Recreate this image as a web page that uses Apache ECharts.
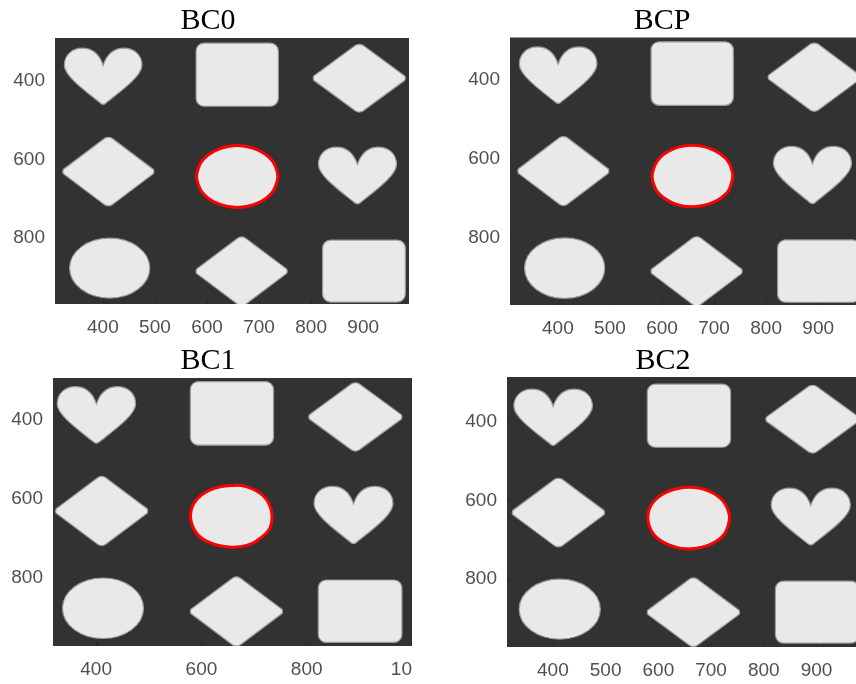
<!DOCTYPE html>
<html><head><meta charset="utf-8">
<script src="https://cdn.jsdelivr.net/npm/echarts@6/dist/echarts.min.js"></script>
<style>
html,body{margin:0;padding:0;background:#ffffff;width:856px;height:684px;overflow:hidden;}
.pn{position:absolute;overflow:hidden;}
</style></head><body>
<div id="p0" class="pn" style="left:0;top:0;width:418px;height:340px"></div>
<div id="p1" class="pn" style="left:418px;top:0;width:438px;height:340px"></div>
<div id="p2" class="pn" style="left:0;top:340px;width:412px;height:344px"></div>
<div id="p3" class="pn" style="left:418px;top:340px;width:438px;height:344px"></div>
<script>
// ---------- data ----------
const panelTitles = ['BC0', 'BCP', 'BC1', 'BC2'];
const xTicksFine = [400, 500, 600, 700, 800, 900];
const xTicksCoarse = [400, 600, 800, 1000];
const yTicks = [400, 600, 800];

// shape kinds: 0 heart, 1 rounded rectangle, 2 diamond, 3 ellipse
const shapeKind = [0, 1, 2, 2, 3, 0, 3, 2, 1];
const shapeCx   = [400.5, 658, 892.5, 410.5, 658, 889, 413, 666.5, 901.5];
const shapeCy   = [387.5, 383.5, 392.5, 630.5, 643.5, 640.5, 876.5, 884.5, 884];
const shapeW    = [149, 158, 177, 175, 154, 150, 154, 175, 159];
const shapeH    = [143, 161, 173, 175, 155, 145, 153, 175, 158];

// red contours (image pixel coordinates)
const contourBC0X = [736,733,726,713,697,678,658,638,619,603,590,583,580,583,590,603,619,638,658,678,697,713,726,733];
const contourBC0Y = [643,623,604,587,575,567,564,567,575,587,604,623,643,663,682,699,711,719,722,719,711,699,682,663];
const contourBCPX = [736,733,726,713,697,678,658,638,619,603,591,584,581,584,591,604,620,639,659,679,698,714,727,733];
const contourBCPY = [643,623,604,588,576,568,565,568,576,588,605,624,644,664,683,699,711,719,721,718,710,698,682,663];
const contourBC1X = [734,731,724,712,696,677,656,636,617,601,588,581,579,582,589,600,617,637,657,678,698,714,727,733];
const contourBC1Y = [641,621,602,586,574,566,566,569,577,589,606,625,645,665,684,700,711,719,722,720,712,697,681,662];
const contourBC2X = [735,732,725,712,696,677,657,637,618,602,589,582,580,583,590,603,620,639,659,679,698,714,726,732];
const contourBC2Y = [644,624,605,588,576,568,566,569,577,589,606,625,645,665,684,701,713,721,723,720,712,700,684,665];

// ---------- drawing ----------
const HEART = 'M50,30 C45,10 36,0 23,0 C10,0 0,12 0,30 C0,50 30,78 47,97 Q50,100 53,97 C70,78 100,50 100,30 C100,12 90,0 77,0 C64,0 55,10 50,30 Z';
const DIAMOND = 'M1,47 Q0,50 1,53 L46,97 Q50,100 54,97 L99,53 Q100,50 99,47 L54,3 Q50,0 46,3 Z';
const ELLIPSE = 'M0,50 A50,50 0 1,1 100,50 A50,50 0 1,1 0,50 Z';

const shapeData = shapeKind.map((k, i) => [k, shapeCx[i], shapeCy[i], shapeW[i], shapeH[i]]);

function renderShape(params, api) {
  const k = api.value(0), cx = api.value(1), cy = api.value(2), w = api.value(3), h = api.value(4);
  const a = api.coord([cx - w / 2, cy - h / 2]);
  const b = api.coord([cx + w / 2, cy + h / 2]);
  const x = Math.min(a[0], b[0]), y = Math.min(a[1], b[1]);
  const W = Math.abs(b[0] - a[0]), H = Math.abs(b[1] - a[1]);
  const style = { fill: '#e9e9e9', stroke: '#9a9a9a', lineWidth: 1.2 };
  if (k === 1) return { type: 'rect', shape: { x: x, y: y, width: W, height: H, r: 8 }, style: style };
  const pd = k === 0 ? HEART : (k === 2 ? DIAMOND : ELLIPSE);
  return { type: 'path', shape: { pathData: pd, x: x, y: y, width: W, height: H, layout: 'cover' }, style: style };
}

function makeContourRenderer(xs, ys) {
  return function (params, api) {
    if (params.dataIndex !== 0) return null;
    const pts = xs.map((v, i) => api.coord([v, ys[i]]));
    return { type: 'polygon', shape: { points: pts, smooth: 0.35 },
             style: { fill: null, stroke: '#ff0000', lineWidth: 3 } };
  };
}

const panels = [
  { id: 'p0', title: panelTitles[0], xt: xTicksFine,   cx: contourBC0X, cy: contourBC0Y,
    grid: { left: 55, top: 38, width: 354, height: 266 }, xr: [308, 988], yr: [290, 968], tx: 208, ty: 21 },
  { id: 'p1', title: panelTitles[1], xt: xTicksFine,   cx: contourBCPX, cy: contourBCPY,
    grid: { left: 92, top: 37.5, width: 354, height: 267.5 }, xr: [308, 988], yr: [292, 970], tx: 244, ty: 21 },
  { id: 'p2', title: panelTitles[2], xt: xTicksCoarse, cx: contourBC1X, cy: contourBC1Y,
    grid: { left: 53, top: 38, width: 360, height: 268 }, xr: [318, 1002], yr: [294, 972], tx: 208, ty: 21 },
  { id: 'p3', title: panelTitles[3], xt: xTicksFine,   cx: contourBC2X, cy: contourBC2Y,
    grid: { left: 89, top: 37, width: 357, height: 270 }, xr: [313, 990], yr: [285, 973], tx: 245, ty: 21 }
];

const labelStyle = { color: '#505050', fontFamily: 'Liberation Sans, Arial, sans-serif', fontSize: 19,
                     formatter: v => String(v) };

panels.forEach(p => {
  const chart = echarts.init(document.getElementById(p.id), null, { renderer: 'canvas' });
  chart.setOption({
    animation: false,
    backgroundColor: '#ffffff',
    graphic: [{
      type: 'text', x: p.tx, y: p.ty, z: 10,
      style: { text: p.title, font: '30px "Liberation Serif", "Times New Roman", serif', fill: '#000000',
               textAlign: 'center', textVerticalAlign: 'middle' }
    }],
    grid: Object.assign({ show: true, backgroundColor: '#323232', borderWidth: 0,
                          containLabel: false, outerBoundsMode: 'none' }, p.grid),
    xAxis: {
      type: 'value', min: p.xr[0], max: p.xr[1], position: 'bottom',
      axisLine: { show: false }, splitLine: { show: false },
      axisTick: { show: true, inside: true, length: 4, customValues: p.xt, lineStyle: { color: '#262626' } },
      axisLabel: Object.assign({ customValues: p.xt, margin: 14, hideOverlap: false }, labelStyle)
    },
    yAxis: {
      type: 'value', inverse: true, min: p.yr[0], max: p.yr[1],
      axisLine: { show: false }, splitLine: { show: false },
      axisTick: { show: true, inside: true, length: 4, customValues: yTicks, lineStyle: { color: '#262626' } },
      axisLabel: Object.assign({ customValues: yTicks, margin: 10 }, labelStyle)
    },
    series: [
      { type: 'custom', clip: true, renderItem: renderShape, data: shapeData, encode: { x: 1, y: 2 }, z: 2, silent: true },
      { type: 'custom', clip: true, renderItem: makeContourRenderer(p.cx, p.cy), z: 3, silent: true,
        data: p.cx.map((v, i) => [v, p.cy[i]]), encode: { x: 0, y: 1 } }
    ]
  });
});
</script>
</body></html>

# The request:
Only the lines from the start of the material through the line containing "153, 175, 158];" should be transcribed. Pictures stay out.

# The reply:
Recreate this image as a web page that uses Apache ECharts.
<!DOCTYPE html>
<html><head><meta charset="utf-8">
<script src="https://cdn.jsdelivr.net/npm/echarts@6/dist/echarts.min.js"></script>
<style>
html,body{margin:0;padding:0;background:#ffffff;width:856px;height:684px;overflow:hidden;}
.pn{position:absolute;overflow:hidden;}
</style></head><body>
<div id="p0" class="pn" style="left:0;top:0;width:418px;height:340px"></div>
<div id="p1" class="pn" style="left:418px;top:0;width:438px;height:340px"></div>
<div id="p2" class="pn" style="left:0;top:340px;width:412px;height:344px"></div>
<div id="p3" class="pn" style="left:418px;top:340px;width:438px;height:344px"></div>
<script>
// ---------- data ----------
const panelTitles = ['BC0', 'BCP', 'BC1', 'BC2'];
const xTicksFine = [400, 500, 600, 700, 800, 900];
const xTicksCoarse = [400, 600, 800, 1000];
const yTicks = [400, 600, 800];

// shape kinds: 0 heart, 1 rounded rectangle, 2 diamond, 3 ellipse
const shapeKind = [0, 1, 2, 2, 3, 0, 3, 2, 1];
const shapeCx   = [400.5, 658, 892.5, 410.5, 658, 889, 413, 666.5, 901.5];
const shapeCy   = [387.5, 383.5, 392.5, 630.5, 643.5, 640.5, 876.5, 884.5, 884];
const shapeW    = [149, 158, 177, 175, 154, 150, 154, 175, 159];
const shapeH    = [143, 161, 173, 175, 155, 145, 153, 175, 158];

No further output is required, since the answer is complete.